How could this whole episode have happened to Tiger?

He did it because he believed he could do it and no one would catch him and, if someone did somehow catch him, they wouldn't dare out him. Put simply, Tiger never believed any of this could happen to him. And if he hadn't fled his house in those early hours of 27 November who knows if it ever would have happened. Even after the accident, the Woods hubris was still very much in play: by not talking to the police for three days he made a non-story into a story. If he'd let the Florida Highway Patrol into his house the day after the accident, the cops probably would have left behind the $164 ticket they later issued and been given a couple of autographed photos for their trouble. Their report would have reflected whatever Tiger and Elin told them.

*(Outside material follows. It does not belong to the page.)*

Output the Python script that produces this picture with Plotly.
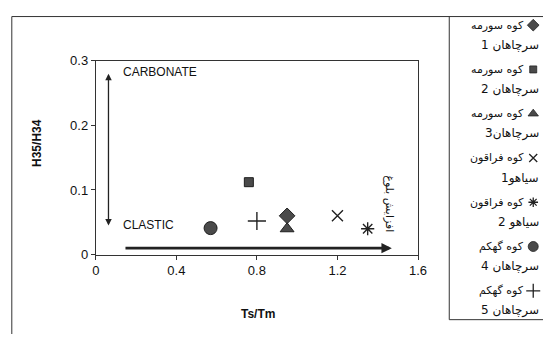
import plotly.graph_objects as go

W, H = 552, 342

# ---- data ----
names_line1 = ["کوه سورمه", "کوه سورمه", "کوه سورمه", "کوه فراقون", "کوه فراقون", "کوه گهکم", "کوه گهکم"]
names_line2 = ["سرچاهان 1", "سرچاهان 2", "سرچاهان3", "سیاهو1", "سیاهو 2", "سرچاهان 4", "سرچاهان 5"]
ts_tm = [0.95, 0.76, 0.95, 1.20, 1.35, 0.57, 0.80]
h35_h34 = [0.060, 0.112, 0.040, 0.060, 0.040, 0.041, 0.052]
symbols = ["diamond", "square", "triangle-up", "x-thin", "asterisk", "circle", "cross-thin"]
sizes = [12, 9, 12, 11, 11, 13, 13]

x_ticks = [0, 0.4, 0.8, 1.2, 1.6]
y_ticks = [0, 0.1, 0.2, 0.3]

FILL = "#4a4a4a"
EDGE = "#1e1e1e"

def px_x(p):
    return p / W

def px_y(p):
    return 1 - p / H

fig = go.Figure()

for i in range(len(ts_tm)):
    thin = symbols[i].endswith("thin") or symbols[i] == "asterisk"
    fig.add_trace(go.Scatter(
        x=[ts_tm[i]], y=[h35_h34[i]], mode="markers", showlegend=False,
        name=names_line1[i] + " " + names_line2[i],
        marker=dict(symbol=symbols[i], size=sizes[i], color=FILL,
                    line=dict(color=EDGE if not thin else "#222", width=1.4 if thin else 1)),
        xaxis="x", yaxis="y"))

# custom legend (marker right of the Persian label)
rows = list(range(len(ts_tm)))
for i in rows:
    thin = symbols[i].endswith("thin") or symbols[i] == "asterisk"
    fig.add_trace(go.Scatter(
        x=[0.5], y=[i], mode="markers", showlegend=False, hoverinfo="skip",
        marker=dict(symbol=symbols[i], size=max(sizes[i] - 3, 7), color=FILL,
                    line=dict(color="#222", width=1.3 if thin else 0.8)),
        xaxis="x2", yaxis="y2"))

# geometry (pixels)
L, R, T, B = 94, 424, 56, 259
LEG_L, LEG_T, LEG_B = 456, 10, 327
row0, row_step = 19, 46.3
pad = 0.2

fig.update_layout(
    width=W, height=H,
    margin=dict(l=0, r=0, t=0, b=0),
    paper_bgcolor="white", plot_bgcolor="white",
    font=dict(family="Liberation Sans, Arial, sans-serif", size=12, color="#111"),
    xaxis=dict(domain=[px_x(L), px_x(R)], range=[0, 1.6], tickvals=x_ticks,
               ticktext=[("%g" % v) for v in x_ticks],
               showgrid=False, zeroline=False, showline=True, linecolor="#333", linewidth=1,
               mirror=True, ticks="outside", ticklen=4, tickcolor="#333",
               tickfont=dict(size=13), anchor="y"),
    yaxis=dict(domain=[px_y(B), px_y(T)], range=[0, 0.3], tickvals=y_ticks,
               ticktext=[("%g" % v) for v in y_ticks],
               showgrid=False, zeroline=False, showline=True, linecolor="#333", linewidth=1,
               mirror=True, ticks="outside", ticklen=4, tickcolor="#333",
               tickfont=dict(size=13), anchor="x"),
    xaxis2=dict(domain=[px_x(534), px_x(550)], range=[0, 1], visible=False, anchor="y2"),
    yaxis2=dict(domain=[px_y(row0 + row_step * (6 + pad)), px_y(row0 - row_step * pad)],
                range=[6 + pad, -pad], visible=False, anchor="x2"),
)

ann = []
# axis titles
ann.append(dict(text="<b>Ts/Tm</b>", x=px_x(260), y=px_y(321), xref="paper", yref="paper",
                xanchor="center", yanchor="middle", showarrow=False, font=dict(size=12)))
ann.append(dict(text="<b>H35/H34</b>", x=px_x(34), y=px_y(142), xref="paper", yref="paper",
                xanchor="center", yanchor="middle",
                showarrow=False, textangle=-90, font=dict(size=12)))
# labels
ann.append(dict(text="CARBONATE", x=0.126, y=0.282, xref="x", yref="y", xanchor="left",
                yanchor="middle", showarrow=False, font=dict(size=12)))
ann.append(dict(text="CLASTIC", x=0.126, y=0.046, xref="x", yref="y", xanchor="left",
                yanchor="middle", showarrow=False, font=dict(size=12)))
ann.append(dict(text="افزایش بلوغ", x=1.46, y=0.078, xref="x", yref="y", textangle=90,
                xanchor="center", yanchor="middle",
                showarrow=False, font=dict(size=11, family="DejaVu Sans")))
# arrows
ann.append(dict(x=0.063, y=0.045, ax=0.063, ay=0.282, xref="x", yref="y", axref="x", ayref="y",
                text="", showarrow=True, arrowhead=2, arrowside="end+start", arrowsize=1,
                arrowwidth=1.3, arrowcolor="#222"))
ann.append(dict(x=1.47, y=0.010, ax=0.14, ay=0.010, xref="x", yref="y", axref="x", ayref="y",
                text="", showarrow=True, arrowhead=2, arrowsize=0.8,
                arrowwidth=2.6, arrowcolor="#222"))
# legend texts
for i in rows:
    y1 = row0 + row_step * i
    ann.append(dict(text=names_line1[i], x=px_x(535), y=px_y(y1), xref="paper", yref="paper",
                    xanchor="right", yanchor="middle", showarrow=False,
                    font=dict(size=11, family="DejaVu Sans", color="#111")))
    ann.append(dict(text=names_line2[i], x=px_x(550), y=px_y(y1 + 21), xref="paper", yref="paper",
                    xanchor="right", yanchor="middle", showarrow=False,
                    font=dict(size=12, family="DejaVu Sans", color="#111")))
fig.update_layout(annotations=ann)

# frames
shapes = [
    dict(type="line", xref="paper", yref="paper", x0=px_x(8), x1=1, y0=px_y(10), y1=px_y(10),
         line=dict(color="#333", width=1)),
    dict(type="line", xref="paper", yref="paper", x0=px_x(8), x1=px_x(8), y0=px_y(10), y1=0,
         line=dict(color="#333", width=1)),
    dict(type="line", xref="paper", yref="paper", x0=px_x(LEG_L), x1=px_x(LEG_L), y0=px_y(LEG_T),
         y1=px_y(LEG_B), line=dict(color="#333", width=1)),
    dict(type="line", xref="paper", yref="paper", x0=px_x(LEG_L), x1=1, y0=px_y(LEG_B),
         y1=px_y(LEG_B), line=dict(color="#333", width=1)),
]
fig.update_layout(shapes=shapes)

fig.write_html("out.html")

Instead, it began to look like a cover-up almost from the beginning, with IMG insisting Tiger's injuries were minor while he literally refused to show his face in public. Within days, there was blood in the water and the tabloid sharks circled and pounced.

So now Tiger is the Invisible Man again – whether he's hiding out at home or in rehab – until he decides when to make his not-so-triumphant return to golf... Perhaps he can come back and dominate golf the way he did for 13 years. It's a certainty he will never again be the almost universally beloved figure that he was.

Feinstein also wrote that he expects Woods to return to golf somewhere in Florida so he can tune up for the Masters, although he offered no evidence to support his guess, which is as good as anyone's regarding Tiger's plans.